EXERCISE GOAL | Report all lines from the entries below in which "that" appears.

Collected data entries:
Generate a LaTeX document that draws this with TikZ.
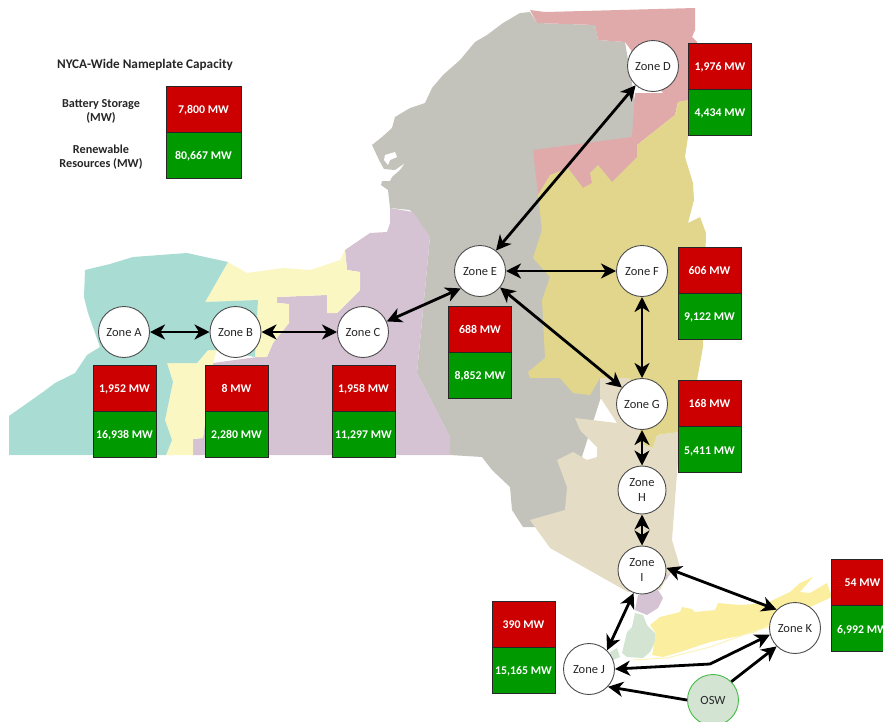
\documentclass[tikz,border=0pt]{standalone}
\usepackage{fontspec}
\setmainfont{Carlito}
\usetikzlibrary{arrows.meta}
\definecolor{mteal}{HTML}{A9DCD3}
\definecolor{mpale}{HTML}{FAF7C3}
\definecolor{mmauve}{HTML}{D5C2D3}
\definecolor{mgray}{HTML}{C3C3BC}
\definecolor{mpink}{HTML}{E0A9AA}
\definecolor{mkhaki}{HTML}{E1D68C}
\definecolor{mtan}{HTML}{E4DCC4}
\definecolor{mgreen}{HTML}{D3E4D3}
\definecolor{myellow}{HTML}{FBEE9E}
\definecolor{boxred}{HTML}{CC0000}
\definecolor{boxgreen}{HTML}{009900}
\definecolor{inktext}{HTML}{262626}
\tikzset{
  zonebase/.style={circle,draw=black!70,line width=0.9pt,fill=white,minimum size=51pt,inner sep=0pt,outer sep=0.5pt,align=center,text=inktext,font=\fontsize{12.5}{15.5}\selectfont},
  zonenode/.style={zonebase,text height=9.5pt,text depth=0pt},
  smallzone/.style={zonebase,minimum size=48pt},
  oswnode/.style={zonenode,fill=mgreen,draw=green!45!gray},
  redbox/.style={rectangle,draw=black!85,line width=0.9pt,fill=boxred,text=white,minimum width=63pt,minimum height=46pt,inner sep=0pt,text height=9.5pt,text depth=0pt,font=\bfseries\fontsize{11.8}{13}\selectfont},
  greenbox/.style={redbox,fill=boxgreen},
  link/.style={draw=black,line width=2.8pt,{Stealth[length=15pt,width=15pt,inset=4.5pt]}-{Stealth[length=15pt,width=15pt,inset=4.5pt]}},
  onelink/.style={draw=black,line width=2.8pt,-{Stealth[length=15pt,width=15pt,inset=4.5pt]}},
  legendtext/.style={align=center,text=inktext,font=\bfseries\fontsize{12.2}{14}\selectfont},
  legendhead/.style={legendtext,font=\bfseries\fontsize{13.2}{15}\selectfont}
}
\begin{document}
\begin{tikzpicture}[x=1pt,y=-1pt]
\useasboundingbox (0,0) rectangle (883,721);
\clip (0,0) rectangle (883,721);
% map
\fill[mgray] (530,12) -- (520,13) -- (503,23) -- (487,35) -- (475,42) -- (460,60) -- (443,75) -- (432,88) -- (425,103) -- (410,108) -- (395,117) -- (392,128) -- (382,137) -- (372,145) -- (380,162) -- (384,169) -- (395,170) -- (405,163) -- (400,170) -- (392,177) -- (390,181) -- (382,181) -- (381,185) -- (388,190) -- (390,208) -- (410,210) -- (430,237) -- (417,373) -- (450,437) -- (450,455) -- (482,457) -- (492,470) -- (510,487) -- (512,510) -- (523,527) -- (535,527) -- (565,510) -- (600,400) -- (640,300) -- (640,130) -- (625,42) -- (598,40) -- (595,25) -- (537,23) -- cycle;
\fill[white] (385,155) -- (395,152) -- (397,157) -- (390,160) -- (388,165) -- (384,160) -- cycle;
\fill[mpink] (530,10) -- (545,12) -- (695,8) -- (695,30) -- (692,37) -- (697,42) -- (690,100) -- (678,102) -- (675,115) -- (637,145) -- (637,157) -- (612,182) -- (598,165) -- (590,173) -- (592,183) -- (583,188) -- (568,168) -- (550,175) -- (538,195) -- (533,150) -- (632,137) -- (635,93) -- (663,93) -- (625,42) -- (598,40) -- (595,25) -- (537,23) -- cycle;
\fill[mkhaki] (688,100) -- (688,137) -- (685,157) -- (693,183) -- (694,200) -- (688,223) -- (700,217) -- (706,233) -- (703,347) -- (697,380) -- (680,432) -- (657,435) -- (653,448) -- (637,443) -- (640,430) -- (600,378) -- (590,395) -- (573,393) -- (560,378) -- (530,378) -- (528,372) -- (545,358) -- (542,300) -- (550,277) -- (533,258) -- (542,230) -- (538,195) -- (550,175) -- (568,168) -- (583,188) -- (592,183) -- (590,173) -- (598,165) -- (612,182) -- (637,157) -- (637,145) -- (675,115) -- (678,102) -- cycle;
\fill[mtan] (600,378) -- (630,378) -- (640,430) -- (637,443) -- (653,448) -- (657,435) -- (678,432) -- (678,460) -- (672,540) -- (680,567) -- (668,575) -- (660,590) -- (628,592) -- (550,548) -- (535,527) -- (530,520) -- (565,510) -- (567,487) -- (557,460) -- (573,452) -- (587,460) -- (597,457) -- (597,447) -- (580,430) -- (575,418) -- (617,423) -- (600,397) -- cycle;
\fill[mmauve] (390,208) -- (413,212) -- (430,237) -- (417,373) -- (450,437) -- (450,455) -- (193,455) -- (193,439) -- (203,438) -- (213,363) -- (257,357) -- (267,357) -- (273,343) -- (289,323) -- (289,304) -- (277,303) -- (277,297) -- (327,295) -- (327,313) -- (337,313) -- (360,290) -- (360,272) -- (347,270) -- (345,250) -- (370,233) -- (387,232) -- (390,223) -- cycle;
\fill[mpale] (228,262) -- (247,273) -- (283,268) -- (310,270) -- (340,260) -- (345,250) -- (347,270) -- (360,272) -- (360,290) -- (337,313) -- (327,313) -- (327,295) -- (277,297) -- (277,303) -- (289,304) -- (289,323) -- (273,343) -- (267,357) -- (255,357) -- (258,300) -- (205,302) -- cycle;
\fill[mpale] (167,363) -- (197,363) -- (208,350) -- (217,350) -- (213,363) -- (203,438) -- (193,439) -- (193,455) -- (166,455) -- (172,440) -- (165,420) -- (173,382) -- cycle;
\fill[mteal] (9,416) -- (43,392) -- (55,383) -- (75,373) -- (87,355) -- (100,347) -- (88,313) -- (84,297) -- (85,270) -- (110,264) -- (133,257) -- (187,253) -- (228,262) -- (205,302) -- (258,300) -- (255,357) -- (217,350) -- (208,350) -- (197,363) -- (167,363) -- (173,382) -- (165,420) -- (172,440) -- (166,455) -- (9,455) -- cycle;
\fill[mmauve] (638,595) -- (658,590) -- (663,598) -- (658,608) -- (647,615) -- (635,610) -- cycle;
\fill[mmauve] (662,576) -- (670,574) -- (666,580) -- cycle;
\fill[mgreen] (635,613) -- (643,615) -- (647,625) -- (655,633) -- (655,642) -- (650,652) -- (643,658) -- (627,657) -- (622,653) -- (627,632) -- (632,627) -- cycle;
\fill[mgreen] (610,652) -- (617,648) -- (620,657) -- (613,660) -- cycle;
\fill[myellow] (650,625) -- (660,617) -- (680,612) -- (682,607) -- (692,609) -- (695,612) -- (715,610) -- (718,603) -- (740,605) -- (767,603) -- (773,600) -- (790,592) -- (800,583) -- (813,577) -- (800,592) -- (810,593) -- (827,583) -- (832,597) -- (770,625) -- (753,633) -- (710,642) -- (680,652) -- (663,657) -- (652,655) -- (655,640) -- (655,632) -- cycle;
\draw[myellow!70!white,line width=1pt] (633,660) -- (667,658) -- (710,647) -- (757,630) -- (770,627);
% boxes
\node[redbox] (ra) at (124.5,388) {1,952 MW};
\node[greenbox] (ga) at (124.5,434) {16,938 MW};
\node[redbox] (rb) at (236.5,388) {8 MW};
\node[greenbox] (gb) at (236.5,434) {2,280 MW};
\node[redbox] (rc) at (363.5,388) {1,958 MW};
\node[greenbox] (gc) at (363.5,434) {11,297 MW};
\node[redbox] (rd) at (720,66) {1,976 MW};
\node[greenbox] (gd) at (720,112) {4,434 MW};
\node[redbox] (re) at (480,329) {688 MW};
\node[greenbox] (ge) at (480,375) {8,852 MW};
\node[redbox] (rf) at (709.5,270) {606 MW};
\node[greenbox] (gf) at (709.5,316) {9,122 MW};
\node[redbox] (rg) at (709.5,403) {168 MW};
\node[greenbox] (gg) at (709.5,449.5) {5,411 MW};
\node[redbox] (rj) at (523.5,624) {390 MW};
\node[greenbox] (gj) at (523.5,670) {15,165 MW};
\node[redbox] (rk) at (862.5,582) {54 MW};
\node[greenbox] (gk) at (862.5,628.5) {6,992 MW};
\node[redbox,minimum width=75pt] (rl) at (203.5,109) {7,800 MW};
\node[greenbox,minimum width=75pt] (gl) at (203.5,155) {80,667 MW};
% legend
\node[legendhead] (lt) at (145,65) {NYCA-Wide Nameplate Capacity};
\node[legendtext] (lb) at (101,111) {Battery Storage\\(MW)};
\node[legendtext] (lr) at (101,157) {Renewable\\Resources (MW)};
% zones
\node[zonenode] (A) at (124,332) {Zone A};
\node[zonenode] (B) at (235.5,332) {Zone B};
\node[zonenode] (C) at (363,332) {Zone C};
\node[zonenode] (D) at (653,66) {Zone D};
\node[zonenode] (E) at (480,271) {Zone E};
\node[zonenode] (F) at (642,271) {Zone F};
\node[zonenode] (G) at (642,404) {Zone G};
\node[smallzone] (H) at (642,490) {Zone\\H};
\node[smallzone] (I) at (642,570) {Zone\\I};
\node[zonenode] (J) at (589,669) {Zone J};
\node[zonenode] (K) at (795,628) {Zone K};
\node[oswnode] (O) at (713,700) {OSW};
\coordinate (bend) at (710,664);
% connectors
\draw[link] (A) -- (B);
\draw[link] (B) -- (C);
\draw[link] (C.24) -- (E.222);
\draw[link] (D.228) -- (E.52);
\draw[link] (E) -- (F);
\draw[link] (E) -- (G);
\draw[link] (F) -- (G);
\draw[link] (G) -- (H);
\draw[link] (H) -- (I);
\draw[link] (I.250) -- (J.46);
\draw[link] (I.5) -- (K.135);
\draw[link] (J.0) -- (bend) -- (K.195);
\draw[onelink] (O.45) -- (K.225);
\draw[onelink] (O.180) -- (J.-43);
\end{tikzpicture}
\end{document}
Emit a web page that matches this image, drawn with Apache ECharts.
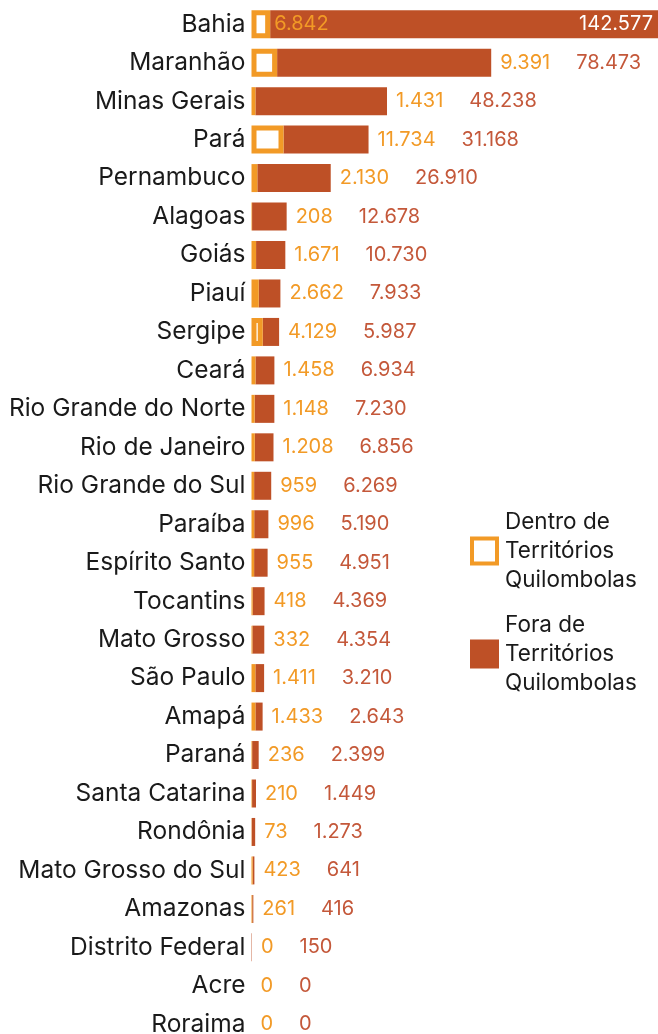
<!DOCTYPE html>
<html>
<head>
<meta charset="utf-8">
<script src="https://cdn.jsdelivr.net/npm/echarts@6/dist/echarts.min.js"></script>
<style>
	html, body { margin: 0; padding: 0; background: #fff; }
	#chart { width: 658px; height: 1034px; }
</style>
</head>
<body>
<div id="chart"></div>
<script>
// data
const states = ['Bahia', 'Maranhão', 'Minas Gerais', 'Pará', 'Pernambuco', 'Alagoas', 'Goiás', 'Piauí', 'Sergipe', 'Ceará',
	'Rio Grande do Norte', 'Rio de Janeiro', 'Rio Grande do Sul', 'Paraíba', 'Espírito Santo', 'Tocantins', 'Mato Grosso',
	'São Paulo', 'Amapá', 'Paraná', 'Santa Catarina', 'Rondônia', 'Mato Grosso do Sul', 'Amazonas', 'Distrito Federal',
	'Acre', 'Roraima'];
const dentro = [6842, 9391, 1431, 11734, 2130, 208, 1671, 2662, 4129, 1458, 1148, 1208, 959, 996, 955, 418, 332,
	1411, 1433, 236, 210, 73, 423, 261, 0, 0, 0];
const fora = [142577, 78473, 48238, 31168, 26910, 12678, 10730, 7933, 5987, 6934, 7230, 6856, 6269, 5190, 4951, 4369, 4354,
	3210, 2643, 2399, 1449, 1273, 641, 416, 150, 0, 0];

const ORANGE = '#F29A26';
const RED = '#BE5026';
const FONT = 'Inter';

// 142577 -> "142.577"
const fmt = v => String(v).replace(/\B(?=(\d{3})+(?!\d))/g, '.');

const chart = echarts.init(document.getElementById('chart'), null, { renderer: 'canvas' });

// small bars are too narrow to show the hollow box, so they are just filled
const outlined = { color: '#fff', borderColor: ORANGE, borderWidth: 5 };
const filled = { color: ORANGE, borderWidth: 0 };

const option = {
	animation: false,
	textStyle: { fontFamily: FONT },
	grid: {
		left: 251.5,
		right: 0,
		top: 5,
		height: 1038.5,
		outerBoundsMode: 'none'
	},
	xAxis: {
		type: 'value',
		min: 0,
		max: 149000,
		show: false
	},
	yAxis: {
		type: 'category',
		data: states,
		inverse: true,
		axisLine: { show: false },
		axisTick: { show: false },
		axisLabel: {
			margin: 6,
			fontSize: 24.5,
			fontFamily: FONT,
			color: '#1a1a1a'
		}
	},
	legend: {
		orient: 'vertical',
		left: 465,
		top: 502.5,
		itemGap: 16,
		itemWidth: 25,
		itemHeight: 25,
		selectedMode: false,
		formatter: name => name.replace(' de ', ' de\n').replace('Territórios ', 'Territórios\n'),
		textStyle: {
			fontFamily: FONT,
			fontSize: 22.5,
			lineHeight: 29,
			color: '#1a1a1a',
			padding: [0, 0, 0, 3]
		},
		data: [
			{ name: 'Dentro de Territórios Quilombolas', icon: 'rect', itemStyle: { color: '#fff', borderColor: ORANGE, borderWidth: 4 } },
			{ name: 'Fora de Territórios Quilombolas', icon: 'rect', itemStyle: { color: RED, borderColor: RED, borderWidth: 4 } }
		]
	},
	series: [
		{
			name: 'Dentro de Territórios Quilombolas',
			type: 'bar',
			stack: 'total',
			barWidth: 28,
			z: 3,
			data: dentro.map((v, i) => {
				const item = { value: v, itemStyle: v >= 3000 ? outlined : filled };
				if (i === 0) {
					item.label = {
						show: true,
						position: 'right',
						distance: 4,
						color: ORANGE,
						fontSize: 20,
						fontFamily: FONT,
						formatter: p => fmt(p.value)
					};
				}
				return item;
			})
		},
		{
			name: 'Fora de Territórios Quilombolas',
			type: 'bar',
			stack: 'total',
			barWidth: 28,
			z: 2,
			itemStyle: { color: RED },
			label: {
				show: true,
				position: 'right',
				distance: 9,
				fontSize: 20,
				fontFamily: FONT,
				formatter: p => p.dataIndex === 0
					? '{w|' + fmt(fora[0]) + '}'
					: '{d|' + fmt(dentro[p.dataIndex]) + '}{f|' + fmt(fora[p.dataIndex]) + '}',
				rich: {
					d: { color: ORANGE, fontSize: 20, fontFamily: FONT, padding: [0, 26, 0, 0] },
					f: { color: '#C4583A', fontSize: 20, fontFamily: FONT },
					w: { color: '#fff', fontSize: 20, fontFamily: FONT }
				}
			},
			data: fora.map((v, i) => i === 0 ? { value: v, label: { position: 'insideRight', distance: 5 } } : v)
		}
	]
};

chart.setOption(option);
</script>
</body>
</html>
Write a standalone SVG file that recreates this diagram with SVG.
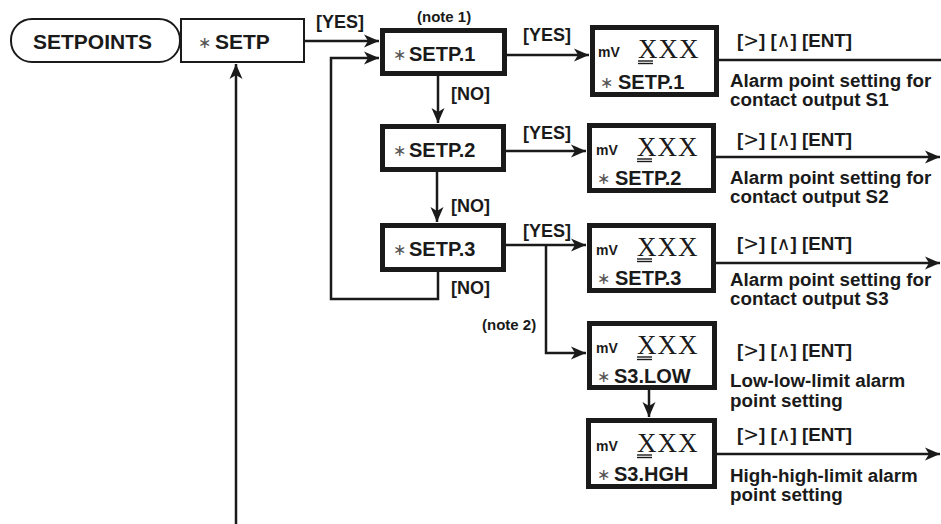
<svg xmlns="http://www.w3.org/2000/svg" width="941" height="524" viewBox="0 0 941 524">
<defs>
<marker id="ah" markerUnits="userSpaceOnUse" markerWidth="16" markerHeight="14" viewBox="-15 -7 16 14" refX="0" refY="0" orient="auto">
<path d="M-15,-6.5 L0,0 L-15,6.5 L-11,0 Z" fill="#1a1a1a"/>
</marker>
</defs>
<style>
text{font-family:"Liberation Sans",Arial,sans-serif;fill:#1a1a1a}
.lbl{font-weight:bold;font-size:18px}
.nm{font-weight:bold;font-size:20px}
.big{font-weight:bold;font-size:21px}
.desc{font-weight:bold;font-size:18.8px}
.note{font-weight:bold;font-size:15px}
.ast{font-family:"DejaVu Sans",sans-serif;font-size:16px;fill:#555}
.mv{font-weight:bold;font-size:14px}
.xxx{font-family:"Liberation Serif","Times New Roman",serif;font-size:27px;letter-spacing:1px}
.thin{font-weight:normal;font-family:"DejaVu Sans",sans-serif}
.box{fill:#fff;stroke:#1a1a1a;stroke-width:5}
.tbox{fill:#fff;stroke:#1a1a1a;stroke-width:2}
.c{fill:none;stroke:#1a1a1a;stroke-width:2.5}
.ul{stroke:#1a1a1a;stroke-width:1.4}
</style>

<g id="connectors">
<path class="c" d="M236,524 V64" marker-end="url(#ah)"/>
<path class="c" d="M305,41 H379" marker-end="url(#ah)"/>
<path class="c" d="M438,272 V299 H331 V58 H379" marker-end="url(#ah)"/>
<path class="c" d="M438,76 V123" marker-end="url(#ah)"/>
<path class="c" d="M437,172 V222" marker-end="url(#ah)"/>
<path class="c" d="M507,55 H589" marker-end="url(#ah)"/>
<path class="c" d="M506,151 H586" marker-end="url(#ah)"/>
<path class="c" d="M506,245 H586" marker-end="url(#ah)"/>
<path class="c" d="M546,245 V353 H586" marker-end="url(#ah)"/>
<path class="c" d="M649,390 V417" marker-end="url(#ah)"/>
<path class="c" d="M719,60 H941"/>
<path class="c" d="M716,157 H940" marker-end="url(#ah)"/>
<path class="c" d="M716,263 H940" marker-end="url(#ah)"/>
<path class="c" d="M717,454 H940" marker-end="url(#ah)"/>
<text class="lbl" x="316" y="28">[YES]</text>
<text class="lbl" x="523" y="41">[YES]</text>
<text class="lbl" x="523" y="139">[YES]</text>
<text class="lbl" x="523" y="237">[YES]</text>
<text class="lbl" x="451" y="100">[NO]</text>
<text class="lbl" x="451" y="212">[NO]</text>
<text class="lbl" x="451" y="294">[NO]</text>
<text class="note" x="417" y="22">(note 1)</text>
<text class="note" x="482" y="330">(note 2)</text>
</g>

<g id="setpoints">
<rect class="tbox" x="11" y="19" width="169" height="43" rx="21"/>
<text class="big" x="33" y="49">SETPOINTS</text>
</g>

<g id="setp">
<rect class="tbox" x="181" y="19" width="123" height="43"/>
<text class="ast" x="198" y="48">∗</text>
<text class="big" x="215" y="49">SETP</text>
</g>

<g id="setp1">
<rect class="box" x="382.5" y="30.5" width="122" height="43"/>
<text class="ast" x="393" y="60">∗</text>
<text class="nm" x="409" y="61">SETP.1</text>
</g>

<g id="setp2">
<rect class="box" x="382.5" y="126.5" width="121" height="43"/>
<text class="ast" x="393" y="156">∗</text>
<text class="nm" x="409" y="157">SETP.2</text>
</g>

<g id="setp3">
<rect class="box" x="382.5" y="225.5" width="121" height="44"/>
<text class="ast" x="393" y="255">∗</text>
<text class="nm" x="409" y="256">SETP.3</text>
</g>

<g id="disp1">
<rect class="box" x="592.5" y="27.5" width="124" height="67"/>
<text class="mv" x="598" y="57">mV</text>
<text class="xxx" x="638" y="58">XXX</text>
<line class="ul" x1="638" y1="61" x2="653" y2="61"/>
<line class="ul" x1="638" y1="63.5" x2="653" y2="63.5"/>
<text class="ast" x="600" y="88">∗</text>
<text class="nm" x="618" y="89">SETP.1</text>
<text class="desc" x="737" y="47">[<tspan class="thin">&gt;</tspan>] [<tspan class="thin">∧</tspan>] [ENT]</text>
<text class="desc" x="730" y="87">Alarm point setting for</text>
<text class="desc" x="730" y="106">contact output S1</text>
</g>

<g id="disp2">
<rect class="box" x="589.5" y="125.5" width="124" height="65"/>
<text class="mv" x="596" y="155">mV</text>
<text class="xxx" x="637" y="156">XXX</text>
<line class="ul" x1="637" y1="159" x2="652" y2="159"/>
<line class="ul" x1="637" y1="161.5" x2="652" y2="161.5"/>
<text class="ast" x="597" y="184">∗</text>
<text class="nm" x="615" y="185">SETP.2</text>
<text class="desc" x="737" y="146">[<tspan class="thin">&gt;</tspan>] [<tspan class="thin">∧</tspan>] [ENT]</text>
<text class="desc" x="730" y="184">Alarm point setting for</text>
<text class="desc" x="730" y="203">contact output S2</text>
</g>

<g id="disp3">
<rect class="box" x="589.5" y="225.5" width="124" height="65"/>
<text class="mv" x="596" y="255">mV</text>
<text class="xxx" x="637" y="256">XXX</text>
<line class="ul" x1="637" y1="259" x2="652" y2="259"/>
<line class="ul" x1="637" y1="261.5" x2="652" y2="261.5"/>
<text class="ast" x="597" y="284">∗</text>
<text class="nm" x="615" y="285">SETP.3</text>
<text class="desc" x="737" y="250">[<tspan class="thin">&gt;</tspan>] [<tspan class="thin">∧</tspan>] [ENT]</text>
<text class="desc" x="730" y="286">Alarm point setting for</text>
<text class="desc" x="730" y="305">contact output S3</text>
</g>

<g id="s3low">
<rect class="box" x="589.5" y="323.5" width="125" height="64"/>
<text class="mv" x="596" y="353">mV</text>
<text class="xxx" x="637" y="354">XXX</text>
<line class="ul" x1="637" y1="357" x2="652" y2="357"/>
<line class="ul" x1="637" y1="359.5" x2="652" y2="359.5"/>
<text class="ast" x="597" y="382">∗</text>
<text class="nm" x="614" y="383">S3.LOW</text>
<text class="desc" x="737" y="357">[<tspan class="thin">&gt;</tspan>] [<tspan class="thin">∧</tspan>] [ENT]</text>
<text class="desc" x="730" y="387">Low-low-limit alarm</text>
<text class="desc" x="730" y="407">point setting</text>
</g>

<g id="s3hgh">
<rect class="box" x="588.5" y="420.5" width="126" height="66"/>
<text class="mv" x="596" y="451">mV</text>
<text class="xxx" x="637" y="452">XXX</text>
<line class="ul" x1="637" y1="455" x2="652" y2="455"/>
<line class="ul" x1="637" y1="457.5" x2="652" y2="457.5"/>
<text class="ast" x="597" y="480">∗</text>
<text class="nm" x="614" y="481">S3.HGH</text>
<text class="desc" x="737" y="441">[<tspan class="thin">&gt;</tspan>] [<tspan class="thin">∧</tspan>] [ENT]</text>
<text class="desc" x="730" y="482">High-high-limit alarm</text>
<text class="desc" x="730" y="501">point setting</text>
</g>
</svg>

THE COMPLETED TASK |
Generate a LaTeX document that draws this with TikZ.
Emit a web page that matches this image, drawn with Apache ECharts.
Write a standalone SVG file that recreates this diagram with SVG.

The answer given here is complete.